WHAT THE TASK REQUIRES ->
Wherever "chart" appears in a line, copy that line.

COLLECTED MATERIAL ->

________________________

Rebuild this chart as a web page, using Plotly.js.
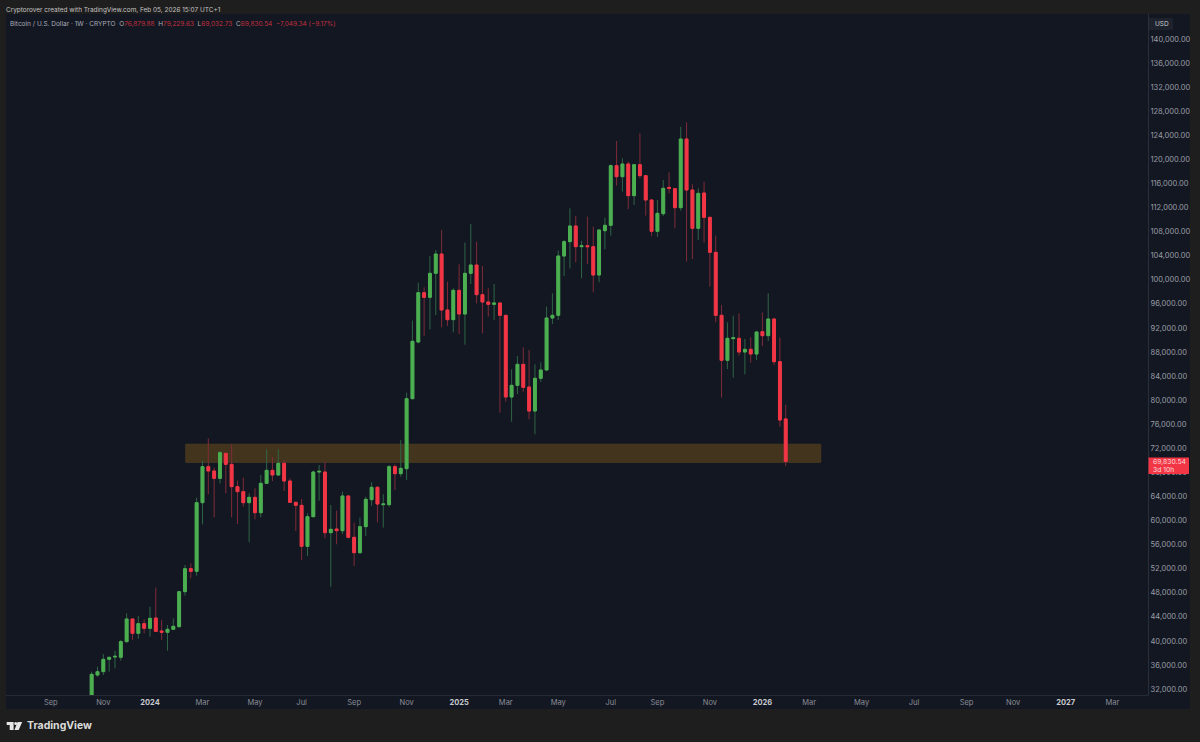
<!DOCTYPE html>
<html>
<head>
<meta charset="utf-8">
<script src="https://cdn.plot.ly/plotly-3.0.1.min.js"></script>
<style>html,body{margin:0;padding:0;background:#1e1e1e;}</style>
</head>
<body>
<div id="chart" style="width:1200px;height:742px;"></div>
<script>
const weeks = [
"2023-10-23","2023-10-30","2023-11-06","2023-11-13","2023-11-20","2023-11-27","2023-12-04","2023-12-11","2023-12-18","2023-12-25",
"2024-01-01","2024-01-08","2024-01-15","2024-01-22","2024-01-29","2024-02-05","2024-02-12","2024-02-19","2024-02-26","2024-03-04",
"2024-03-11","2024-03-18","2024-03-25","2024-04-01","2024-04-08","2024-04-15","2024-04-22","2024-04-29","2024-05-06","2024-05-13",
"2024-05-20","2024-05-27","2024-06-03","2024-06-10","2024-06-17","2024-06-24","2024-07-01","2024-07-08","2024-07-15","2024-07-22",
"2024-07-29","2024-08-05","2024-08-12","2024-08-19","2024-08-26","2024-09-02","2024-09-09","2024-09-16","2024-09-23","2024-09-30",
"2024-10-07","2024-10-14","2024-10-21","2024-10-28","2024-11-04","2024-11-11","2024-11-18","2024-11-25","2024-12-02","2024-12-09",
"2024-12-16","2024-12-23","2024-12-30","2025-01-06","2025-01-13","2025-01-20","2025-01-27","2025-02-03","2025-02-10","2025-02-17",
"2025-02-24","2025-03-03","2025-03-10","2025-03-17","2025-03-24","2025-03-31","2025-04-07","2025-04-14","2025-04-21","2025-04-28",
"2025-05-05","2025-05-12","2025-05-19","2025-05-26","2025-06-02","2025-06-09","2025-06-16","2025-06-23","2025-06-30","2025-07-07",
"2025-07-14","2025-07-21","2025-07-28","2025-08-04","2025-08-11","2025-08-18","2025-08-25","2025-09-01","2025-09-08","2025-09-15",
"2025-09-22","2025-09-29","2025-10-06","2025-10-13","2025-10-20","2025-10-27","2025-11-03","2025-11-10","2025-11-17","2025-11-24",
"2025-12-01","2025-12-08","2025-12-15","2025-12-22","2025-12-29","2026-01-05","2026-01-12","2026-01-19","2026-01-26","2026-02-02"];

const opens = [
29990,34336,34890,36939,37326,37271,39874,43640,41258,42864,
42089,43805,41646,41425,41923,42366,48181,52002,51559,62967,
68948,68228,67010,71163,69336,65625,64795,62967,63853,61306,
66179,68339,67564,69502,66567,63022,62524,55713,60641,68062,
68062,57983,58592,58315,64075,57208,54660,58980,63466,65515,
62635,62635,68948,67785,68616,80246,89660,97857,97081,101069,
104281,94977,93371,98245,94312,101069,102453,97525,96306,95919,
96140,94091,80523,82461,85950,82184,78197,83624,85009,93648,
94091,103949,106330,108933,105499,105665,105499,100792,108157,109043,
118956,117129,119233,113972,119122,117295,113252,108046,110982,115356,
115135,111978,123387,114914,108545,114415,110372,104558,94090,86614,
90214,90269,87999,88442,87667,91377,90713,93482,86393,76879.88];

const highs = [
34890,35720,37825,37382,38378,40151,44581,43750,44138,43585,
45689,48845,43473,42643,43750,48236,52611,52888,63798,69945,
73655,68782,71551,71274,72659,66622,67121,64518,65349,67564,
71828,70499,71828,70056,67010,63133,63576,61195,68284,69225,
69779,62580,61638,64795,64241,59644,60475,63964,66345,65736,
64352,69225,69336,73379,81243,93205,99518,98743,103949,104945,
108268,99684,98577,102564,106164,109265,106330,102287,98577,99297,
96251,94146,85119,87335,88774,88331,85950,86282,95531,97746,
104835,106607,111868,110594,106496,110483,108822,108268,110317,119178,
123054,120175,119621,119178,124328,117406,113363,113252,116575,117849,
115301,125436,126156,115855,115190,116298,110483,107326,95807,92927,
94035,94423,90158,90435,91488,94589,97745,93592,90380,79229.63];

const lows = [
29700,34058,34336,34890,35443,36717,39763,40151,40372,41258,
40704,41480,40151,38378,41812,42200,47516,50396,50839,59368,
64352,60530,66179,64518,60530,59423,62303,56377,60198,60530,
66068,66567,67453,64905,62967,58260,53442,54106,60530,63299,
57042,49011,56045,57761,57042,52445,54439,57429,62469,59700,
58814,62303,65072,67287,66733,80135,89439,90657,91765,94146,
92097,92319,91267,90990,89218,99297,96085,91100,93869,93316,
77920,79747,76425,81021,81409,76812,74320,83015,84898,92651,
93316,100626,101900,102896,100238,102619,97912,99573,105056,107326,
115633,114637,111757,112421,116852,110649,107271,107105,110594,114360,
108545,111480,103007,103450,106607,106164,98853,92927,80411,85174,
83735,87390,84288,86227,86670,88996,89827,85840,75594,69032.73];

const closes = [
34446,34890,36939,37271,37437,39874,43640,41258,42864,42089,
43750,41590,41425,41923,42421,48181,52002,51559,62967,68948,
68228,67010,71274,69336,65625,64795,62967,63853,61306,66179,
68339,67564,69502,66567,63022,62524,55713,60641,68062,68173,
57983,58537,58315,64075,57208,54660,58980,63521,65515,62746,
62746,68948,67785,68671,80246,89771,97857,97081,101069,104281,
94977,93371,98245,94312,101069,102453,97525,96306,95919,96140,
94091,80523,82461,85950,82129,78197,83624,85009,93648,94091,
103949,106330,108933,105499,105665,105499,100792,108268,109043,118956,
117129,119233,113972,119122,117295,113252,108046,111037,115190,115190,
111978,123387,114914,108545,114360,110372,104558,94090,86614,90269,
90380,87999,88442,87667,91321,90713,93482,86393,76702,69830.54];

const priceTicks = [32000,36000,40000,44000,48000,52000,56000,60000,64000,68000,72000,76000,80000,84000,88000,92000,96000,100000,104000,108000,112000,116000,120000,124000,128000,132000,136000,140000];
const monthTicks = ["2023-09-04","2023-11-06","2024-01-01","2024-03-04","2024-05-06","2024-07-01","2024-09-02","2024-11-04",
"2025-01-06","2025-03-03","2025-05-05","2025-07-07","2025-09-01","2025-11-03","2026-01-05","2026-03-02","2026-05-04",
"2026-07-06","2026-09-07","2026-11-02","2027-01-04","2027-03-01"];
const monthLabels = ["Sep","Nov","2024","Mar","May","Jul","Sep","Nov","2025","Mar","May","Jul","Sep","Nov","2026","Mar","May","Jul","Sep","Nov","2027","Mar"];
const zoneStart = "2024-02-13", zoneEnd = "2026-03-16", zoneTop = 72670, zoneBottom = 69670;

const L = 6, R = 1148, T = 14, B = 695, W = 1200, H = 742;
const FONT = "Inter, 'Liberation Sans', sans-serif";
const px = x => (x - L) / (R - L);
const py = y => (B - y) / (B - T);
const rect = (x0, y0, x1, y1, fill, line, layer) => ({type:"rect", xref:"paper", yref:"paper",
  x0:px(x0), x1:px(x1), y0:py(y0), y1:py(y1), fillcolor:fill, line:{color:line||fill, width:line?1:0}, layer:layer||"below"});
const note = (x, y, text, size, color, anchor) => ({xref:"paper", yref:"paper", x:px(x), y:py(y), text:text, showarrow:false,
  xanchor:anchor||"left", yanchor:"middle", align:anchor||"left", font:{family:FONT, size:size, color:color}});
const red = s => `<span style="color:#c2303e">${s}</span>`;

const logoPath = [[6.7,722],[13.6,722],[13.6,730],[9.7,730],[9.7,725],[6.7,725]].map((p,i)=>(i?"L":"M")+px(p[0])+","+py(p[1])).join(" ")+" Z";
const slashPath = [[17.6,722],[22.2,722],[18.7,730],[14.4,730]].map((p,i)=>(i?"L":"M")+px(p[0])+","+py(p[1])).join(" ")+" Z";

const wicks = {
  type:"candlestick", x:weeks, open:opens, high:highs, low:lows, close:closes,
  increasing:{line:{color:"#2f6546", width:1}, fillcolor:"#2f6546"},
  decreasing:{line:{color:"#7f2b39", width:1}, fillcolor:"#7f2b39"},
  whiskerwidth:0, hoverinfo:"skip", showlegend:false
};
const bodies = {
  type:"candlestick", x:weeks, open:opens, close:closes,
  high:opens.map((o,i)=>Math.max(o,closes[i])), low:opens.map((o,i)=>Math.min(o,closes[i])),
  increasing:{line:{color:"#4caf50", width:1}, fillcolor:"#4caf50"},
  decreasing:{line:{color:"#f23645", width:1}, fillcolor:"#f23645"},
  whiskerwidth:0, hoverinfo:"skip", showlegend:false
};

const layout = {
  width:W, height:H, autosize:false,
  margin:{l:L, r:W-R, t:T, b:H-B, pad:0},
  paper_bgcolor:"#1e1e1e", plot_bgcolor:"#131722",
  showlegend:false, hovermode:false, dragmode:false,
  xaxis:{type:"date", range:["2023-07-12 04:48","2027-04-12 19:00"], rangeslider:{visible:false},
    showgrid:false, zeroline:false, showline:true, linecolor:"#262a35", linewidth:1,
    tickmode:"array", tickvals:monthTicks,
    ticktext:monthLabels.map(s => /^20/.test(s) ? `<b><span style="color:#c8cad0">${s}</span></b>` : s),
    ticks:"", tickangle:0, tickfont:{family:FONT, size:7.5, color:"#8a8d96"}, automargin:false},
  yaxis:{side:"right", range:[31013,144154], tickmode:"array", tickvals:priceTicks, tickformat:",.2f",
    showgrid:false, zeroline:false, showline:true, linecolor:"#2a2e39", linewidth:1,
    ticks:"", tickfont:{family:FONT, size:7.5, color:"#9a9da6"}, automargin:false, ticklabelposition:"outside"},
  shapes:[
    rect(L, T, 1190, 709, "#131722"),
    {type:"rect", xref:"x", yref:"y", x0:zoneStart, x1:zoneEnd, y0:zoneBottom, y1:zoneTop, fillcolor:"#43351d", line:{color:"#493920", width:1}, layer:"below"},
    rect(1149, 18, 1173, 30, "#1e222d", null, "above"),
    rect(1148.5, 457.5, 1189, 474, "#f23645", null, "above"),
    {type:"path", xref:"paper", yref:"paper", path:logoPath, fillcolor:"#e6e6e6", line:{width:0}, layer:"above"},
    {type:"path", xref:"paper", yref:"paper", path:slashPath, fillcolor:"#e6e6e6", line:{width:0}, layer:"above"},
    {type:"circle", xref:"paper", yref:"paper", x0:px(14.2), x1:px(17.2), y0:py(725.1), y1:py(722.1), fillcolor:"#e6e6e6", line:{width:0}, layer:"above"}
  ],
  annotations:[
    note(4, 9.5, "Cryptorover created with TradingView.com, Feb 05, 2026 15:07 UTC+1", 6.45, "#c4c4c4"),
    note(8, 24, "Bitcoin / U.S. Dollar · 1W · CRYPTO  O"+red("76,879.88")+"  H"+red("79,229.63")+"  L"+red("69,032.73")+"  C"+red("69,830.54")+"  "+red("−7,049.34 (−9.17%)"), 6.5, "#a9acb5"),
    note(1153, 24, "USD", 6.5, "#c8cad0"),
    note(1151, 461.5, "69,830.54", 6.8, "#ffd9dd"),
    note(1151, 469.5, "3d 10h", 6.8, "#ffd9dd"),
    note(25, 726, "<b>TradingView</b>", 10.5, "#dcdcdc")
  ]
};

Plotly.newPlot("chart", [wicks, bodies], layout, {displayModeBar:false, staticPlot:true});
</script>
</body>
</html>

________________________

EXERCISE SOLUTION ->
Rebuild this chart as a web page, using Plotly.js.
<div id="chart" style="width:1200px;height:742px;"></div>
Plotly.newPlot("chart", [wicks, bodies], layout, {displayModeBar:false, staticPlot:true});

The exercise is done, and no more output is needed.